Harold Bailes Jr., also known as Little Frankie, entered a pre-trial diversion program after pleading guilty to one count of possession with intent to deliver methamphetamine on Friday, August 28. Bailes was a key, but problematic, witness for the prosecution in the 2019 murder trial against Carl Rich, the results of which might be thrown out if a motion from Rich’s defense is approved in the Greenbrier County Circuit Court.

Bailes was indicted in 2018 after his arrest on September 21, 2017. In a plea agreement with the state, Bailes plea guilty to one charge of delivery of methamphetamine, but the charges would be dismissed upon his completion of a pre-trial diversion program. This program would include his participation in Greenbrier County Drug Court, lasting at least one year, and home incarceration.

Throughout the hearing Bailes confirmed his desire to take the plea deal, although after Greenbrier County Prosecuting Attorney Patrick Via summarized the state’s case, he did ask how the state intended to prove its case should the matter go to trial. According to Via, one piece of evidence offered was the testimony of the arresting officer.

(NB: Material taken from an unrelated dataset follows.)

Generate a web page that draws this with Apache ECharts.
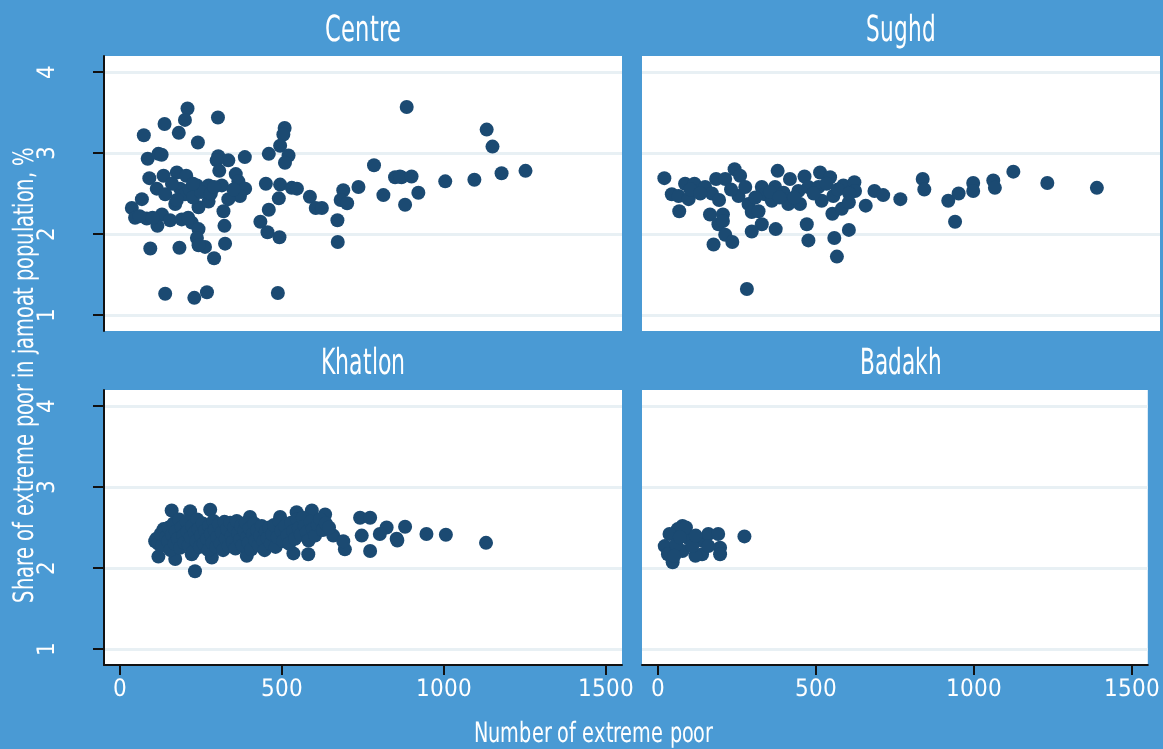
<!DOCTYPE html>
<html>
<head>
<meta charset="utf-8">
<script src="https://cdn.jsdelivr.net/npm/echarts@6/dist/echarts.min.js"></script>
<style>
  @font-face {
    font-family: 'CondFace';
    src: local('DejaVu Sans Condensed'), local('DejaVuSansCondensed'),
         local('Roboto Condensed'), local('RobotoCondensed-Regular'),
         local('Liberation Sans Narrow'), local('LiberationSansNarrow-Regular'),
         local('Open Sans Condensed Light'), local('OpenSans-CondensedLight');
  }
  html, body { margin: 0; padding: 0; background: #4a9ad4; }
  #chart { width: 1163px; height: 749px; }
</style>
</head>
<body>
<div id="chart"></div>
<script>
  // panel names, in drawing order
  var regions = ['Centre', 'Sughd', 'Khatlon', 'Badakh'];
  var xTicks = [0, 500, 1000, 1500];
  var yTicks = [1, 2, 3, 4];
  var xTitle = 'Number of extreme poor';
  var yTitle = 'Share of extreme poor in jamoat population, %';

  // [number of extreme poor, share in jamoat population %]
  var centre = [
    [208,3.55],[200,3.41],[137,3.36],[302,3.44],[73,3.22],[181,3.25],[240,3.13],[885,3.57],
    [85,2.93],[118,2.99],[128,2.98],[303,2.96],[334,2.91],[385,2.95],[298,2.91],[306,2.78],
    [90,2.69],[134,2.72],[175,2.76],[204,2.72],[113,2.56],[139,2.49],[185,2.56],[200,2.49],
    [237,2.60],[273,2.60],[314,2.60],[357,2.74],[365,2.65],[386,2.56],[370,2.47],[334,2.43],
    [67,2.43],[170,2.37],[242,2.33],[273,2.40],[319,2.28],[36,2.32],[46,2.20],[82,2.19],
    [129,2.24],[115,2.10],[154,2.17],[190,2.18],[221,2.14],[242,2.06],[237,1.95],[262,1.84],
    [242,1.86],[322,2.10],[324,1.88],[290,1.70],[93,1.82],[183,1.83],[139,1.26],[229,1.21],
    [268,1.28],[487,1.27],[450,2.62],[459,2.99],[508,3.31],[504,3.23],[494,3.09],[520,2.97],
    [509,2.88],[494,2.61],[530,2.57],[546,2.56],[490,2.44],[459,2.30],[433,2.15],[455,2.02],
    [492,1.96],[586,2.46],[604,2.32],[623,2.32],[689,2.54],[681,2.42],[701,2.38],[671,2.17],
    [672,1.90],[736,2.58],[784,2.85],[813,2.48],[849,2.70],[869,2.70],[880,2.36],[1132,3.29],
    [1150,3.08],[864,2.71],[900,2.71],[921,2.51],[1004,2.65],[1094,2.67],[1178,2.75],[1252,2.78],
    [215,2.55],[225,2.45],[250,2.52],[280,2.50],[160,2.62],[175,2.42],[290,2.58],[350,2.55],
    [225,2.62],[60,2.22],[100,2.20],[210,2.20]
  ];
  var sughd = [
    [19,2.69],[42,2.49],[63,2.47],[83,2.62],[112,2.62],[94,2.43],[65,2.28],[145,2.58],
    [166,2.50],[188,2.42],[179,2.68],[207,2.68],[160,2.24],[200,2.24],[186,2.12],[200,2.16],
    [171,1.87],[207,1.99],[229,1.90],[236,2.80],[253,2.72],[248,2.47],[269,2.58],[279,2.37],
    [289,2.27],[310,2.28],[320,2.12],[289,2.03],[274,1.32],[320,2.58],[330,2.49],[351,2.41],
    [363,2.06],[369,2.78],[361,2.58],[387,2.51],[407,2.68],[402,2.37],[433,2.53],[438,2.37],
    [452,2.71],[464,2.58],[459,2.12],[464,1.92],[500,2.76],[495,2.58],[505,2.41],[531,2.70],
    [541,2.47],[538,2.25],[567,2.31],[572,2.60],[589,2.39],[606,2.64],[608,2.53],[544,1.95],
    [552,1.72],[589,2.05],[641,2.35],[668,2.53],[695,2.48],[748,2.43],[817,2.68],[822,2.55],
    [896,2.41],[928,2.50],[917,2.15],[973,2.63],[973,2.53],[1035,2.66],[1040,2.57],[1097,2.77],
    [1202,2.63],[1355,2.57],[100,2.55],[130,2.50],[225,2.55],[300,2.45],[345,2.52],[375,2.45],
    [420,2.45],[480,2.50],[520,2.62],[555,2.55],[590,2.50]
  ];
  var khatlon = [
    [159,2.71],[216,2.70],[278,2.72],[231,1.96],[118,2.14],[170,2.11],[108,2.33],[134,2.48],
    [283,2.13],[221,2.17],[391,2.15],[535,2.18],[581,2.17],[592,2.71],[633,2.66],[401,2.63],
    [494,2.63],[545,2.69],[658,2.40],[694,2.23],[689,2.33],[741,2.62],[772,2.62],[746,2.40],
    [772,2.21],[823,2.50],[854,2.36],[880,2.51],[856,2.34],[946,2.42],[1006,2.41],[1130,2.31],
    [802,2.42],[112,2.36],[118,2.30],[125,2.42],[130,2.28],[138,2.45],[142,2.38],[148,2.33],
    [150,2.50],[155,2.22],[160,2.41],[165,2.55],[168,2.30],[172,2.45],[178,2.36],[182,2.60],
    [185,2.25],[190,2.50],[195,2.40],[198,2.31],[205,2.57],[208,2.45],[212,2.28],[218,2.38],
    [222,2.52],[226,2.20],[230,2.44],[235,2.33],[238,2.60],[242,2.48],[246,2.26],[250,2.40],
    [255,2.55],[258,2.30],[262,2.46],[268,2.36],[272,2.22],[275,2.52],[280,2.42],[285,2.31],
    [288,2.58],[292,2.47],[296,2.26],[300,2.38],[305,2.54],[310,2.30],[314,2.44],[318,2.22],
    [322,2.57],[326,2.36],[330,2.48],[335,2.27],[340,2.56],[344,2.40],[348,2.32],[352,2.50],
    [356,2.24],[360,2.58],[365,2.43],[370,2.35],[374,2.52],[378,2.28],[383,2.46],[388,2.56],
    [392,2.38],[396,2.31],[400,2.49],[405,2.23],[410,2.42],[414,2.55],[418,2.34],[423,2.47],
    [428,2.28],[432,2.40],[437,2.52],[442,2.33],[446,2.22],[450,2.45],[455,2.37],[460,2.50],
    [465,2.30],[470,2.42],[475,2.53],[480,2.26],[486,2.38],[492,2.58],[498,2.46],[504,2.33],
    [510,2.52],[516,2.40],[522,2.30],[528,2.56],[534,2.45],[540,2.36],[546,2.60],[552,2.49],
    [558,2.41],[564,2.62],[570,2.52],[576,2.44],[582,2.34],[588,2.57],[595,2.48],[602,2.40],
    [610,2.53],[618,2.60],[626,2.47],[635,2.55],[645,2.50]
  ];
  var badakh = [
    [274,2.39],[78,2.52],[63,2.48],[37,2.42],[22,2.27],[47,2.07],[32,2.17],[78,2.21],
    [99,2.36],[140,2.34],[160,2.42],[191,2.42],[197,2.25],[197,2.17],[140,2.17],[119,2.15],
    [109,2.27],[58,2.29],[52,2.15],[89,2.50],[160,2.27],[70,2.38],[120,2.40]
  ];
  var panels = [centre, sughd, khatlon, badakh];

  var font = 'CondFace, "Roboto Condensed", "DejaVu Sans Condensed", "Liberation Sans Narrow", Roboto, sans-serif';
  var dark = '#1b4a72';

  var grids = [
    { left: 104, top: 56, width: 518, height: 275 },
    { left: 642, top: 56, width: 518, height: 275 },
    { left: 104, top: 390, width: 518, height: 275 },
    { left: 642, top: 390, width: 518, height: 275 }
  ];

  // squeeze a text horizontally to the width it has in the original
  var measureCtx = document.createElement('canvas').getContext('2d');
  function squeeze(text, size, target) {
    measureCtx.font = size + 'px ' + font;
    return Math.min(1, target / measureCtx.measureText(text).width);
  }

  function label(text, x, y, size, target, rot) {
    var s = squeeze(text, size, target);
    return {
      type: 'text', x: x, y: y, rotation: rot || 0, scaleX: s,
      style: { text: text, fill: '#fff', font: size + 'px ' + font, align: 'center', verticalAlign: 'middle' }
    };
  }

  function draw() {
    var myChart = echarts.init(document.getElementById('chart'));
    var options = {
      backgroundColor: '#4a9ad4',
      animation: false,
      grid: grids.map(function (g) {
        return { left: g.left, top: g.top, width: g.width, height: g.height,
          show: true, backgroundColor: '#ffffff', borderWidth: 0 };
      }),
      xAxis: grids.map(function (g, i) {
        var bottomRow = i >= 2;
        return {
          type: 'value', gridIndex: i, min: -50, max: 1550,
          axisLine: { show: bottomRow, onZero: false, lineStyle: { color: '#111', width: 2 } },
          axisTick: { show: bottomRow, length: 10, customValues: xTicks, lineStyle: { color: '#111', width: 2 } },
          axisLabel: { show: bottomRow, customValues: xTicks, margin: 13, color: '#fff', fontFamily: font, fontSize: 24,
            formatter: function (v) { return String(v); } },
          splitLine: { show: false }
        };
      }),
      yAxis: grids.map(function (g, i) {
        var leftCol = i % 2 === 0;
        return {
          type: 'value', gridIndex: i, min: 0.8, max: 4.2,
          axisLine: { show: leftCol, onZero: false, lineStyle: { color: '#111', width: 2 } },
          axisTick: { show: leftCol, length: 11, customValues: yTicks, lineStyle: { color: '#111', width: 2 } },
          axisLabel: { show: leftCol, customValues: yTicks, rotate: 90, margin: 44, color: '#fff', fontFamily: font, fontSize: 24 },
          splitLine: { show: true, lineStyle: { color: '#e8f0f4', width: 3 } }
        };
      }),
      graphic: [
        label(regions[0], 363, 32, 36, 76),
        label(regions[1], 901, 32, 36, 70),
        label(regions[2], 363, 365, 36, 85),
        label(regions[3], 901, 365, 36, 82),
        label(xTitle, 593, 735, 28, 239),
        label(yTitle, 26, 375, 28, 455, Math.PI / 2)
      ],
      series: panels.map(function (d, i) {
        return {
          name: regions[i], type: 'scatter', xAxisIndex: i, yAxisIndex: i,
          symbol: 'circle', symbolSize: 14,
          itemStyle: { color: dark, opacity: 1 },
          data: d
        };
      })
    };
    myChart.setOption(options);
  }

  if (document.fonts && document.fonts.load) {
    document.fonts.load('24px CondFace').then(draw, draw);
  } else {
    draw();
  }
</script>
</body>
</html>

After questioning by Circuit Court Judge Jennifer Dent, Defense Attorney John Anderson also noted he did not believe Bailes had a “meritorious defense” and taking the plea deal was in his best interest. Although Bailes said another lawyer he met with found he could argue for misdemeanor charges rather than felony, Bailes said he couldn’t financially afford the other lawyer and was happy with Anderson’s defense of him in the case.

“What do you think, Mr. Anderson?” asked Bailes when asked if he was ready to plead by Dent.

“You know, I think you’re good,” he responded. “It’s your day.”

“I’m ready,” Bailes responded, before pleading guilty.

Bailes was a major witness in the 2019 trial of Carl Wayne Rich, one of three people in the room when Rich shot Jay Booth with a compound bow, ultimately resulting in Booth’s death. Although called as a witness for the prosecution, he was later impeached during the trial by Via due to differences between his initial statement to police when interviewed, and subsequent inquires by the prosecution in preparation for the trial, and his actual testimony on the stand. When asked about these differences, Bailes admitted his memory was not good, agreeing with defense attorney Paul Detch when asked if the “fog of methamphetamine” obscured many of the day’s events. This is one of several reasons listed in a motion for a new trial after the grand jury found Rich guilty of voluntary manslaughter, a motion that has yet to be considered in the Greenbrier County Circuit Court.

Bailes was set to be released on Monday, August 31, in order to coordinate with the Greenbrier County Home Incarceration Program.